There will be a women’s Tour de l’Avenir next year
With less than a fortnight before the long-awaited first edition of the Tour de France Women, there is still good news for the growth and development of women’s road cycling: the Tour de l’Avenir is expanding to include a women’s edition from 2023.
Created in 1961, the Tour de l’Avenir is considered the Tour de France U23, the most important stage race for young male riders. Previous winners are Greg LeMond, Miguel Indurain, Nairo Quintana, Egan Bernal and Tadej Pogačar.
In an announcement during the Tour de France rest day in Morzine, the organizers of the Tour de l’Avenir announced a women’s edition of the race, “contested under the same format and open to aspiring cyclists under the age of 23. , in perfect harmony with the general movement initiated this year with the Women’s Tour de France.

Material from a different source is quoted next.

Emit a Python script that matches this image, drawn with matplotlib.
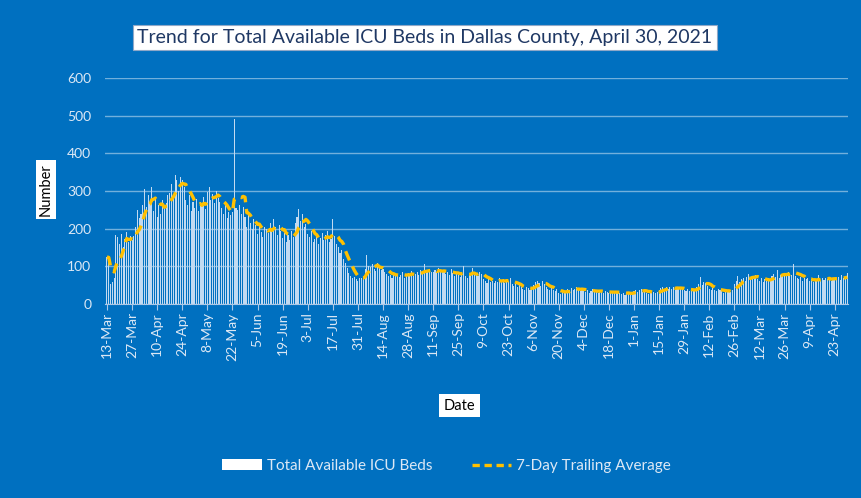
import numpy as np
import pandas as pd
import matplotlib
matplotlib.use("Agg")
import matplotlib.pyplot as plt
from matplotlib.lines import Line2D
from matplotlib.patches import Patch

start_date = "2020-03-13"

# daily total available ICU beds, one week per row
icu_beds = [
    125, 122, 52, 58, 68, 182, 178,
    160, 185, 150, 172, 190, 165, 180,
    170, 180, 205, 250, 228, 240, 262,
    305, 258, 290, 272, 310, 248, 285,
    232, 262, 240, 275, 255, 268, 290,
    295, 318, 285, 342, 330, 300, 338,
    328, 310, 275, 262, 290, 248, 270,
    255, 280, 248, 272, 260, 285, 252,
    298, 310, 275, 292, 268, 300, 282,
    270, 255, 240, 262, 228, 245, 235,
    245, 492, 255, 250, 262, 238, 258,
    230, 205, 242, 215, 198, 225, 210,
    185, 210, 192, 178, 205, 198, 188,
    215, 190, 225, 205, 182, 210, 195,
    175, 188, 165, 182, 170, 195, 178,
    215, 230, 252, 220, 238, 205, 212,
    185, 178, 195, 165, 172, 180, 160,
    175, 188, 170, 182, 195, 165, 172,
    225, 180, 158, 150, 135, 142, 120,
    110, 95, 82, 75, 70, 72, 65,
    62, 70, 68, 75, 92, 130, 100,
    98, 105, 92, 88, 110, 95, 90,
    92, 85, 80, 74, 78, 70, 82,
    75, 80, 72, 78, 85, 70, 76,
    82, 78, 88, 75, 80, 85, 78,
    90, 85, 105, 82, 88, 92, 86,
    85, 90, 82, 95, 88, 84, 90,
    80, 86, 78, 92, 82, 75, 85,
    78, 72, 80, 100, 74, 70, 76,
    80, 95, 78, 82, 75, 85, 80,
    65, 60, 55, 68, 58, 62, 56,
    62, 58, 70, 60, 65, 55, 64,
    60, 68, 52, 48, 55, 45, 50,
    45, 40, 38, 46, 42, 36, 44,
    50, 58, 62, 55, 48, 60, 52,
    45, 40, 36, 42, 38, 34, 40,
    30, 26, 32, 28, 35, 40, 38,
    42, 36, 40, 44, 38, 35, 41,
    38, 32, 36, 30, 35, 40, 33,
    34, 30, 36, 32, 28, 35, 33,
    30, 28, 34, 32, 29, 33, 30,
    27, 30, 25, 28, 32, 26, 29,
    34, 38, 32, 36, 40, 33, 35,
    30, 26, 32, 28, 31, 29, 33,
    38, 42, 45, 40, 44, 39, 46,
    40, 44, 38, 46, 42, 40, 43,
    38, 35, 40, 34, 38, 36, 39,
    45, 52, 72, 50, 58, 55, 48,
    40, 36, 42, 38, 35, 40, 37,
    34, 30, 36, 32, 35, 31, 38,
    52, 60, 75, 58, 65, 70, 62,
    72, 80, 68, 75, 70, 78, 66,
    62, 68, 58, 65, 60, 70, 64,
    75, 80, 72, 90, 70, 76, 78,
    82, 76, 85, 80, 78, 105, 75,
    70, 65, 72, 62, 68, 66, 70,
    60, 65, 58, 64, 62, 78, 60,
    68, 64, 70, 65, 72, 62, 66,
    70, 66, 72, 64, 78, 68, 70,
    82,
]

dates = pd.date_range(start_date, periods=len(icu_beds), freq="D")
beds = pd.Series(icu_beds, index=dates, dtype=float)
trailing = beds.rolling(7, min_periods=1).mean()

BG = "#0070C0"
TXT = "#DCE8F5"
YELLOW = "#FFC000"

fig = plt.figure(figsize=(8.62, 4.98), dpi=100, facecolor=BG)
ax = fig.add_axes([0.122, 0.3896, 0.862, 0.4538])
ax.set_facecolor(BG)

x = np.arange(len(dates))
ax.bar(x, beds.values, width=0.6, color="#C2DAF1", edgecolor="none", zorder=2)
ax.plot(x, trailing.values, color=YELLOW, lw=2.4, dashes=(3.0, 2.0), zorder=3)

ax.set_ylim(0, 600)
ax.set_xlim(-1, len(dates) - 0.5)
ax.set_yticks(range(0, 601, 100))
ax.grid(axis="y", color="white", alpha=0.45, lw=1, zorder=1)
ax.set_axisbelow(True)

tick_pos = x[::14]
ax.set_xticks(tick_pos)
ax.set_xticklabels([f"{d.day}-{d.strftime('%b')}" for d in dates[::14]], rotation=90)
ax.tick_params(axis="x", colors="#A9C7E6", length=4, labelcolor=TXT, labelsize=10, pad=2)
ax.tick_params(axis="y", length=0, labelcolor=TXT, labelsize=10, pad=10)
for lab in ax.get_xticklabels() + ax.get_yticklabels():
    lab.set_fontfamily("Lato")

for s in ["top", "right", "left"]:
    ax.spines[s].set_visible(False)
ax.spines["bottom"].set_color("#A9C7E6")

box = dict(boxstyle="square,pad=0.22", facecolor="white", edgecolor="#8FA8C8", lw=0.8)
fig.text(0.493, 0.925, "Trend for Total Available ICU Beds in Dallas County, April 30, 2021",
         ha="center", va="center", fontsize=14, color="#1F3864", family="Lato", bbox=box)
fig.text(0.053, 0.62, "Number", rotation=90, ha="center", va="center",
         fontsize=10.5, color="black", family="Lato", bbox=dict(boxstyle="square,pad=0.2", facecolor="white", edgecolor="none"))
fig.text(0.533, 0.185, "Date", ha="center", va="center",
         fontsize=10.5, color="black", family="Lato", bbox=dict(boxstyle="square,pad=0.3", facecolor="white", edgecolor="none"))

handles = [Patch(facecolor="white", edgecolor="none", label="Total Available ICU Beds"),
           Line2D([0], [0], color=YELLOW, lw=2.4, dashes=(2.2, 1.4), label="7-Day Trailing Average")]
leg = fig.legend(handles=handles, loc="center", bbox_to_anchor=(0.518, 0.064), ncol=2,
                 frameon=False, handlelength=2.6, handleheight=0.7,
                 columnspacing=2.6, handletextpad=0.3, prop={"family": "Lato", "size": 11})
for t in leg.get_texts():
    t.set_color(TXT)

fig.savefig("out.png", dpi=100, facecolor=BG)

Details on the women’s Tour de l’Avenir are scarce at this stage, but we do know that it will be contested over five days (compared to the men’s 10 stages) and will start on the Wednesday after the finish of the men’s race. . .
The men’s race is contested by national teams and although the following remains to be confirmed, the fact that the women’s event “will be contested in the same format” as the men’s suggests that national teams could also tackle the new race.

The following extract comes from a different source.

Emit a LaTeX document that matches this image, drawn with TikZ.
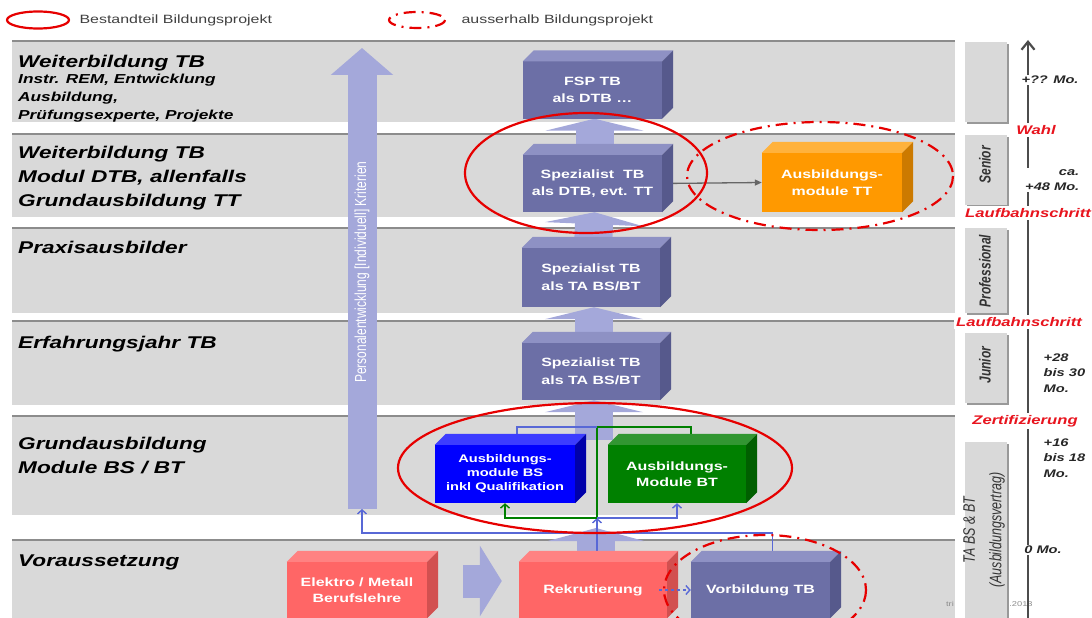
\documentclass[tikz,border=0pt]{standalone}
\usepackage{fontspec}
\setmainfont{Liberation Sans}[FakeStretch=1.33]
\newfontfamily\plainsans{Liberation Sans}
\usepackage{tikz}
\usetikzlibrary{positioning,calc,arrows.meta,shadows}
\definecolor{bandgray}{RGB}{217,217,217}
\definecolor{slatefront}{RGB}{108,111,166}
\definecolor{slatetop}{RGB}{142,145,196}
\definecolor{slateside}{RGB}{86,89,140}
\definecolor{lav}{RGB}{164,168,218}
\definecolor{connblue}{RGB}{88,104,214}
\definecolor{modblue}{RGB}{0,0,255}
\definecolor{modbluetop}{RGB}{60,60,255}
\definecolor{modblueside}{RGB}{0,0,170}
\definecolor{modgreen}{RGB}{0,128,0}
\definecolor{modgreentop}{RGB}{50,150,50}
\definecolor{modgreenside}{RGB}{0,95,0}
\definecolor{ttorange}{RGB}{255,153,0}
\definecolor{ttorangetop}{RGB}{255,178,60}
\definecolor{ttorangeside}{RGB}{204,122,0}
\definecolor{salmon}{RGB}{255,102,102}
\definecolor{salmontop}{RGB}{255,130,130}
\definecolor{salmonside}{RGB}{210,80,80}
\definecolor{ringred}{RGB}{230,0,0}
\definecolor{cuered}{RGB}{232,20,30}
\pgfdeclarelayer{bands}
\pgfdeclarelayer{lifts}
\pgfsetlayers{bands,lifts,main}
% top and side face of a block, 11pt deep
\newcommand{\faces}[3]{%
  \fill[#2] (#1.north west) -- ++(11,-11) -- ($(#1.north east)+(11,-11)$) -- (#1.north east) -- cycle;
  \fill[#3] (#1.north east) -- ++(11,-11) -- ($(#1.south east)+(11,-11)$) -- (#1.south east) -- cycle;}

\begin{document}
\begin{tikzpicture}[
  x=1pt, y=-1pt,
  font=\fontsize{12}{15}\selectfont,
  band/.style={anchor=north west, fill=bandgray, inner sep=0pt, minimum width=943pt,
    drop shadow={shadow xshift=0pt, shadow yshift=1.8pt, fill=black!45, opacity=1}},
  tag/.style={anchor=north west, fill=bandgray, inner sep=0pt, minimum width=42pt,
    drop shadow={shadow xshift=1.5pt, shadow yshift=-1.5pt, fill=black!40, opacity=1}},
  tagtxt/.style={rotate=90, yscale=1.33, transform shape, text=black!80, font=\plainsans\bfseries\itshape\fontsize{12}{14}\selectfont, align=center},
  head/.style={anchor=base west, inner sep=0pt, font=\bfseries\itshape\fontsize{17}{24}\selectfont, align=left},
  cube/.style={inner sep=0pt, minimum height=57pt, minimum width=139pt, text=white, font=\bfseries\fontsize{12}{17.5}\selectfont, align=center},
  lift/.style={draw=lav, line width=38pt, -{Triangle[length=12pt,width=98pt]}},
  link/.style={connblue, line width=1.4pt, -{Straight Barb[length=4pt,width=9pt]}},
  wire/.style={line width=1.4pt},
  ring/.style={draw=ringred, line width=2.2pt},
  outring/.style={ring, dash pattern=on 12pt off 6pt on 2pt off 6pt},
  cue/.style={fill=white, inner sep=2pt, text=cuered, font=\bfseries\itshape\fontsize{12.5}{14}\selectfont},
  span/.style={fill=white, inner sep=1.5pt, text=black!85, font=\bfseries\itshape\fontsize{11}{15.5}\selectfont, align=left},
  legendtxt/.style={anchor=west, text=black!75, font=\fontsize{12}{14}\selectfont},
]
\useasboundingbox (0,0) rectangle (1092,618);
\clip (0,0) rectangle (1092,618);

% ---- legend ----
\draw[ring] (38,20) ellipse [x radius=31, y radius=8.5];
\node[legendtxt] (leg1) at (76,20) {Bestandteil Bildungsprojekt};
\draw[outring] (417,20) ellipse [x radius=28, y radius=8];
\node[legendtxt] (leg2) at (458,20) {ausserhalb Bildungsprojekt};

% ---- rows and stage tags ----
\begin{pgfonlayer}{bands}
\foreach \n/\y/\h in {b1/42/80, b2/135/82, b3/229/84, b4/322/83, b5/417/98, b6/541/80}
  \node[band, minimum height=\h pt] (\n) at (12,\y) {};
\foreach \n/\y/\h in {t1/42/80, t2/135/70, t3/228/85, t4/333/70, t5/442/182}
  \node[tag, minimum height=\h pt] (\n) at (965,\y) {};
\node[text=black!45, font=\fontsize{7}{8}\selectfont] (foot1) at (950,604) {tri};
\node[text=black!45, font=\fontsize{7}{8}\selectfont] (foot2) at (1021,604) {.2013};
\end{pgfonlayer}

% row titles (base = last line)
\node[head] at (18,67) {Weiterbildung TB};
\node[head, font=\bfseries\itshape\fontsize{13}{18}\selectfont] at (18,119) {Instr. REM, Entwicklung\\Ausbildung,\\Prüfungsexperte, Projekte};
\node[head] at (18,206) {Weiterbildung TB\\Modul DTB, allenfalls\\Grundausbildung TT};
\node[head] at (18,253) {Praxisausbilder};
\node[head] at (18,348) {Erfahrungsjahr TB};
\node[head] at (18,473) {Grundausbildung\\Module BS / BT};
\node[head] at (18,566) {Voraussetzung};

\node[tagtxt] at (985,165) {Senior};
\node[tagtxt] at (985,271) {Professional};
\node[tagtxt] at (985,365) {Junior};
\node[tagtxt, font=\plainsans\itshape\fontsize{12.5}{20}\selectfont] at (984,530) {TA BS \& BT\\(Ausbildungsvertrag)};

% ---- blocks ----
\node[cube, fill=slatefront] (fsp) at (592.5,90) {FSP TB\\als DTB \dots};
\faces{fsp}{slatetop}{slateside}
\node[cube, fill=slatefront] (dtb) at (592.5,183.5) {Spezialist\ \ TB\\als DTB, evt. TT};
\faces{dtb}{slatetop}{slateside}
\node[cube, fill=slatefront, minimum width=138pt, minimum height=59pt] (ta2) at (591,277.5) {Spezialist TB\\als TA BS/BT};
\faces{ta2}{slatetop}{slateside}
\node[cube, fill=slatefront, minimum width=138pt] (ta1) at (591,371.5) {Spezialist TB\\als TA BS/BT};
\faces{ta1}{slatetop}{slateside}
\node[cube, fill=modblue, minimum width=140pt, minimum height=58pt, font=\bfseries\fontsize{11}{14}\selectfont] (bs) at (505,474) {Ausbildungs-\\module BS\\inkl Qualifikation};
\faces{bs}{modbluetop}{modblueside}
\node[cube, fill=modgreen, minimum width=138pt, minimum height=58pt, font=\bfseries\fontsize{12}{16}\selectfont] (bt) at (677,474) {Ausbildungs-\\Module BT};
\faces{bt}{modgreentop}{modgreenside}
\node[cube, fill=ttorange, minimum width=140pt, minimum height=59pt] (tt) at (832,182.5) {Ausbildungs-\\module TT};
\faces{tt}{ttorangetop}{ttorangeside}
\node[cube, fill=salmon, minimum width=140pt, minimum height=56pt, font=\bfseries\fontsize{12}{16}\selectfont] (elektro) at (357,590) {Elektro / Metall\\Berufslehre};
\faces{elektro}{salmontop}{salmonside}
\node[cube, fill=salmon, minimum width=148pt, minimum height=56pt] (rek) at (593,590) {Rekrutierung};
\faces{rek}{salmontop}{salmonside}
\node[cube, fill=slatefront, minimum height=56pt] (vor) at (760.5,590) {Vorbildung TB};
\faces{vor}{slatetop}{slateside}

% ---- junction points ----
\coordinate (pe-bot) at (362,509);
\coordinate (pe-top) at (362,48);
\coordinate (pe-in) at (362,533);
\coordinate (jn) at (597,518);
\coordinate (jtop) at (597,427);
\coordinate (mods) at (594,440);
\coordinate (rek-tip) at (596,528);

\begin{pgfonlayer}{lifts}
% personnel development arrow
\draw[lift, line width=29pt, -{Triangle[length=27pt,width=61pt]}] (pe-bot) -- (pe-top);
% step-up arrows
\draw[lift] ([xshift=2pt]dtb.north) -- ([xshift=2pt]fsp.south);
\draw[lift] ([xshift=2pt]ta2.north) -- ([xshift=2pt]dtb.south);
\draw[lift] ([xshift=3pt]ta1.north) -- ([xshift=3pt]ta2.south);
\draw[lift] (mods) -- ([xshift=3pt]ta1.south);
\draw[lift, -{Triangle[length=13pt,width=96pt]}] (rek.north -| rek-tip) -- (rek-tip);
\draw[lift, line width=33pt, -{Triangle[length=22pt,width=70pt]}] ([shift={(36,-9)}]elektro.east) -- ([shift={(-17,-9)}]rek.west);
% connectors
\draw[link] ([xshift=12pt]vor.north) |- (pe-in) -- (pe-bot);
\draw[link] (rek.north -| jn) -- (jn);
\draw[wire, modgreen] (jn) -- (jtop) -| ([xshift=14pt]bt.north);
\draw[wire, connblue] ([xshift=12pt]bs.north) |- (jtop);
\draw[link, modgreen] (jn) -| (bs.south);
\draw[link] (jn) -| (bt.south);
\draw[black!60, line width=1.3pt, -{Triangle[length=7pt,width=6pt]}] (dtb.east) -- (tt.west);
\end{pgfonlayer}

\node[rotate=90, yscale=1.33, transform shape, text=white, font=\plainsans\fontsize{12}{14}\selectfont] (pe) at (362,272) {Personalentwicklung [Individuell] Kriterien};
\draw[link, dashed] ([xshift=-8pt]rek.east) -- (vor.west);

% ---- project rings ----
\draw[ring] (586,173) ellipse [x radius=121, y radius=60];
\draw[outring] (820,176) ellipse [x radius=133, y radius=54];
\draw[ring] (595,468) ellipse [x radius=197, y radius=65];
\draw[outring] (765,590) ellipse [x radius=101, y radius=55];

% ---- time line ----
\coordinate (tl-bot) at (1028,618);
\coordinate (tl-top) at (1028,40);
\draw[black!70, line width=2.2pt, -{Straight Barb[length=8pt,width=13pt]}] (tl-bot) -- (tl-top);
\node[span] at (1050,80) {+?? Mo.};
\node[cue] at (1036,130) {Wahl};
\node[span, anchor=east, align=right] at (1081,180) {ca.\\+48 Mo.};
\node[cue] at (1028,213) {Laufbahnschritt};
\node[cue] at (1019,322) {Laufbahnschritt};
\node[span, fill=none, anchor=north west] at (1042,352) {+28\\bis 30\\Mo.};
\node[cue] at (1025,421) {Zertifizierung};
\node[span, fill=none, anchor=north west] at (1042,437) {+16\\bis 18\\Mo.};
\node[span] at (1043,550) {0 Mo.};
\end{tikzpicture}
\end{document}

While men’s road races have a separate U23 category and U23-specific race calendar, women’s races are mostly devoid of such opportunities. As a result, riders are forced to jump straight from the junior ranks to the elite peloton – a significant leap.
While the Women’s Tour de l’Avenir will not solve this systemic problem, it will at least provide an opportunity for U23 women to compete against their peers in an event of significant prestige and difficulty.
The Tour de l’Avenir traditionally takes place from mid to late August.